21 October 2015, by Maud Perdriel-Vaissiere, Asset Recovery Advisor, UNCAC Coalition.
The last Conference of States Parties to the UN Convention against Corruption (UNCAC) in Panama adopted a resolution on asset recovery (Resolution 5/3). It included concrete measures aimed to enhance the implementation of Chapter V and ultimately to make further progress on asset recovery.
Two years have passed since then and so one may well ask whether there has actually been any progress: What volume of assets has been recovered? How much has been returned to victim countries? How has it been used? Has it benefited the victim populations?
The answers to these questions are difficult to find, as most States Parties do not collect or publish data relating to asset recovery, and many have yet to recognise the importance of the principles of transparency and accountability with regards to the use of returned assets.

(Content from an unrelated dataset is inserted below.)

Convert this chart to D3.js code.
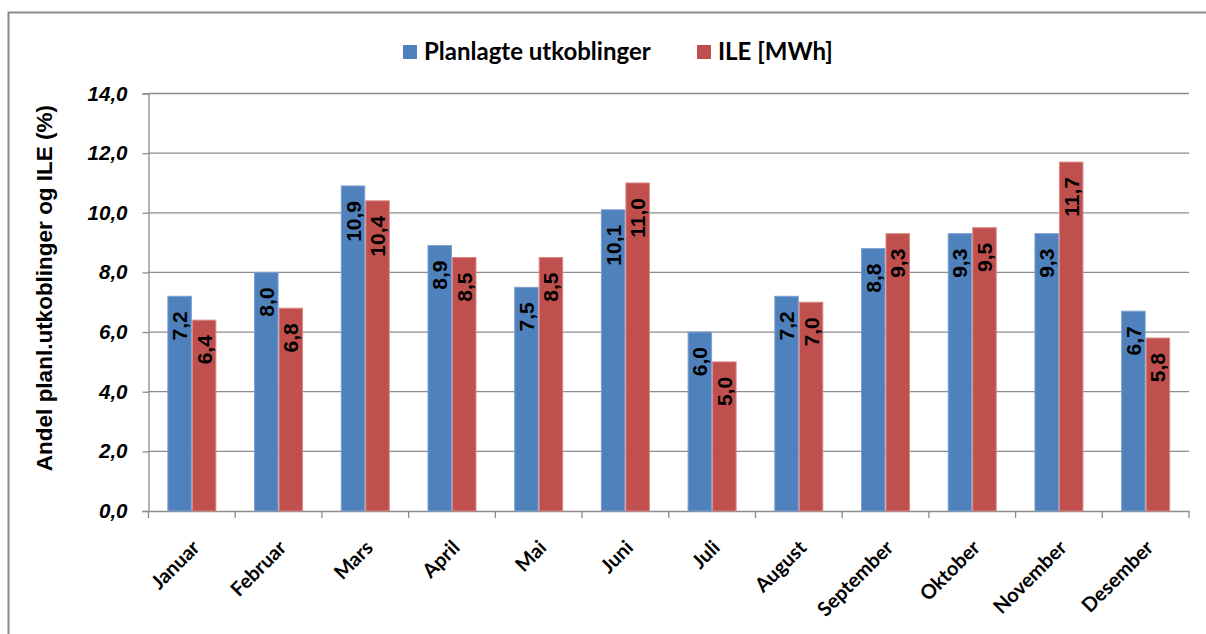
<!DOCTYPE html>
<html>
<head>
<meta charset="utf-8">
<script src="https://cdn.jsdelivr.net/npm/d3@7"></script>
<style>
  body { margin: 0; background: #fff; }
  svg { display: block; }
</style>
</head>
<body>
<div id="chart"></div>
<script>
// chart data
const months = ["Januar", "Februar", "Mars", "April", "Mai", "Juni", "Juli",
                "August", "September", "Oktober", "November", "Desember"];
const planlagte = [7.2, 8.0, 10.9, 8.9, 7.5, 10.1, 6.0, 7.2, 8.8, 9.3, 9.3, 6.7];
const ile = [6.4, 6.8, 10.4, 8.5, 8.5, 11.0, 5.0, 7.0, 9.3, 9.5, 11.7, 5.8];
const seriesNames = ["Planlagte utkoblinger", "ILE [MWh]"];
const yTicks = [0, 2, 4, 6, 8, 10, 12, 14];

const colors = ["#4f81bd", "#c0504d"];
const edges = ["#7da0d0", "#d98885"];

const W = 1206, H = 634;
const margin = {top: 93.5, right: 17, bottom: 123, left: 148.5};
const plotW = W - margin.left - margin.right;
const plotH = H - margin.top - margin.bottom;

const svg = d3.select("#chart").append("svg")
    .attr("width", W).attr("height", H);

// outer frame (cut off at right and bottom)
svg.append("rect")
    .attr("x", 8.5).attr("y", 12.5)
    .attr("width", W + 10).attr("height", H + 10)
    .attr("fill", "none").attr("stroke", "#8a8a8a").attr("stroke-width", 2);

const g = svg.append("g").attr("transform", `translate(${margin.left},${margin.top})`);

const pad = 1 - 49 / (plotW / 12);
const x0 = d3.scaleBand().domain(months).range([0, plotW])
    .paddingInner(pad).paddingOuter(pad / 2);
const x1 = d3.scaleBand().domain([0, 1]).range([0, x0.bandwidth()]);
const y = d3.scaleLinear().domain([0, 14]).range([plotH, 0]);

// gridlines
g.append("g").selectAll("line").data(yTicks.filter(d => d > 0)).join("line")
    .attr("x1", 0).attr("x2", plotW)
    .attr("y1", d => y(d)).attr("y2", d => y(d))
    .attr("stroke", "#8c8c8c").attr("stroke-width", 1.3);

// y axis
const yAxis = g.append("g")
    .call(d3.axisLeft(y).tickValues(yTicks).tickSize(6).tickPadding(15)
        .tickFormat(d => d3.format(".1f")(d).replace(".", ",")));
yAxis.select(".domain").attr("stroke", "#8c8c8c").attr("stroke-width", 1.3);
yAxis.selectAll(".tick line").attr("stroke", "#8c8c8c").attr("stroke-width", 1.3);
yAxis.selectAll(".tick text")
    .attr("font-family", "Liberation Sans, Arial, sans-serif")
    .attr("font-size", 20.5).attr("font-weight", "bold").attr("font-style", "italic")
    .attr("fill", "#000");

// x axis
const xAxis = g.append("g").attr("transform", `translate(0,${plotH})`)
    .call(d3.axisBottom(x0).tickSize(0).tickFormat(""));
xAxis.select(".domain").attr("stroke", "#8c8c8c").attr("stroke-width", 1.3);
xAxis.selectAll(".tick").remove();

const boundaries = d3.range(13).map(i => i * plotW / 12);
xAxis.selectAll("line.bound").data(boundaries).join("line")
    .attr("class", "bound")
    .attr("x1", d => d).attr("x2", d => d).attr("y1", 0).attr("y2", 7)
    .attr("stroke", "#8c8c8c").attr("stroke-width", 1.3);

xAxis.selectAll("text.month").data(months).join("text")
    .attr("class", "month")
    .attr("transform", d => `translate(${x0(d) + x0.bandwidth() / 2 + 9},${38}) rotate(-45)`)
    .attr("text-anchor", "end")
    .attr("font-family", "Lato, Calibri, sans-serif")
    .attr("font-size", 20).attr("font-weight", "bold").attr("fill", "#000")
    .text(d => d);

// bars
const rows = months.map((m, i) => ({month: m, vals: [planlagte[i], ile[i]]}));
const groups = g.append("g").selectAll("g").data(rows).join("g")
    .attr("transform", d => `translate(${x0(d.month)},0)`);

groups.selectAll("rect").data(d => d.vals.map((v, k) => ({v, k}))).join("rect")
    .attr("x", d => x1(d.k) + 0.5)
    .attr("y", d => y(d.v))
    .attr("width", x1.bandwidth() - 1)
    .attr("height", d => plotH - y(d.v))
    .attr("fill", d => colors[d.k])
    .attr("stroke", d => edges[d.k]).attr("stroke-width", 1);

groups.selectAll("text").data(d => d.vals.map((v, k) => ({v, k}))).join("text")
    .attr("transform", d => `translate(${x1(d.k) + x1.bandwidth() / 2},${y(d.v) + 15}) rotate(-90)`)
    .attr("text-anchor", "end")
    .attr("dominant-baseline", "central")
    .attr("font-family", "Liberation Sans, Arial, sans-serif")
    .attr("font-size", 21).attr("font-weight", "bold").attr("fill", "#000")
    .text(d => d3.format(".1f")(d.v).replace(".", ","));

// y axis title
svg.append("text")
    .attr("transform", `translate(44,288) rotate(-90)`)
    .attr("text-anchor", "middle").attr("dominant-baseline", "central")
    .attr("font-family", "Liberation Sans, Arial, sans-serif")
    .attr("font-size", 22.5).attr("font-weight", "bold").attr("fill", "#000")
    .text("Andel planl.utkoblinger og ILE (%)");

// legend
const legendX = [403, 697];
const legend = svg.append("g").selectAll("g").data(seriesNames).join("g")
    .attr("transform", (d, i) => `translate(${legendX[i]},45)`);
legend.append("rect")
    .attr("width", 14).attr("height", 14)
    .attr("fill", (d, i) => colors[i]);
legend.append("text")
    .attr("x", 21).attr("y", 15)
    .attr("font-family", "Lato, Calibri, sans-serif")
    .attr("font-size", 24).attr("font-weight", "bold").attr("fill", "#000")
    .text(d => d);
</script>
</body>
</html>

Lack of information also prevents the effective implementation of the UNCAC Article 53 on measures for direct recovery of property. In fact, the right to bring civil claims with a view to recovering assets (as provided by this article) is of no use if countries are not aware of the existence of legal proceedings and settlements abroad and, as a consequence, are not in a position to claim ownership of property or compensation. What’s more, it appears that in a blatant violation of UNCAC provisions, some jurisdictions do not even recognise a foreign state’s right to sue.
Given all this, how are countries supposed to make use of the asset recovery remedies provided for under Article 53?
The low level of recoveries under Article 53 is further explained by governance failures. While Article 53 lays out a comprehensive legal framework to support countries in their asset recovery efforts, these provisions become almost toothless whenever they are run (or otherwise controlled) by those engaged in large-scale corruption. Indeed, under this scenario government claims as envisioned by Article 53 are either rendered unlikely or unlikely to succeed. In particular, given that under Article 53 once ownership or damage is established no further step is required to repatriate the ill-gotten gains to the defrauded state, many jurisdictions prefer not to comply with this provision rather than return assets to corrupt regimes. These are legitimate concerns, but lead to the unfortunate situation where the citizens of these countries – the true victims – are doubly penalised for the corrupt behaviour of their public officials.
UNCAC Article 53.b poses additional challenges. This article – which provides for the direct recovery of property through compensation claims – was established as a concrete remedy to states harmed by corruption in situations, such as bribery or trading in influence, where the proceeds of corruption involve funds of private origin, over which states cannot establish prior ownership. However, many States Parties have yet to acknowledge that the award of damages constitutes a way of recovering the proceeds of corruption under the UNCAC. According to a recent report produced by StAR, in the majority of foreign bribery cases settled abroad, victim countries are left out of the bargain. This is all the more unfortunate given the heavy and increasing reliance on negotiated settlements in both common law and civil law jurisdictions. Regrettably, those findings are believed to be equally true when it comes to ordinary court proceedings.
More generally, for far too long there has been a global misreading of what precisely asset recovery entails under the UNCAC. It is not only about recovering stolen or embezzled public funds stashed away by corrupt agents, or confiscating the lavish properties they have illicitly acquired abroad. Instead, the process involves any proceeds of corruption transferred abroad, including those of private origin such as the illicit profits, benefits or advantages of monetary value gained by companies as a result of paying a bribe to a foreign official. In that regard, much also remains to be done to confiscate the proceeds of active bribery – the benefits derived by the payer of the bribe. While some countries still lack the legislation required to address the confiscation of the proceeds of active bribery, considering such calculations too complicated, others may have legislation in place that has never been implemented in practice.
That being said, a lot still needs to be done to recover the assets stolen or embezzled by corrupt officials. The Resolution that was adopted in Panama stressed “the need to hold corrupt officials accountable by depriving them of their stolen assets” (preamble; Resolution 5/3), and in various parts of the Resolution urged States Parties to actively and robustly pursue domestic investigations and prosecutions of those engaged in acts of corruption (preamble, op. clauses n° 2 & 28; Resolution 5/3). All these language items are welcome, but the Resolution has failed to address key issues, such as political interference in the criminal justice system or immunity, which prevent proactive enforcement action from taking place.
Since the 2013 Resolution on asset recovery, many more millions of dollars in much needed state funds – including money destined for health, education and poverty alleviation – have been stolen and deposited abroad by corrupt individuals. The few have enriched themselves at the expense of the many for too long and it is essential that States Parties address these failures to adequately prosecute and punish the corrupt and recover the proceeds of their crime.
The UNCAC Coalition has developed concrete proposals to ensure that a 2015 resolution is both strong and comprehensive, and will actively promote them at the 6th Conference of States Parties in St Petersburg this November.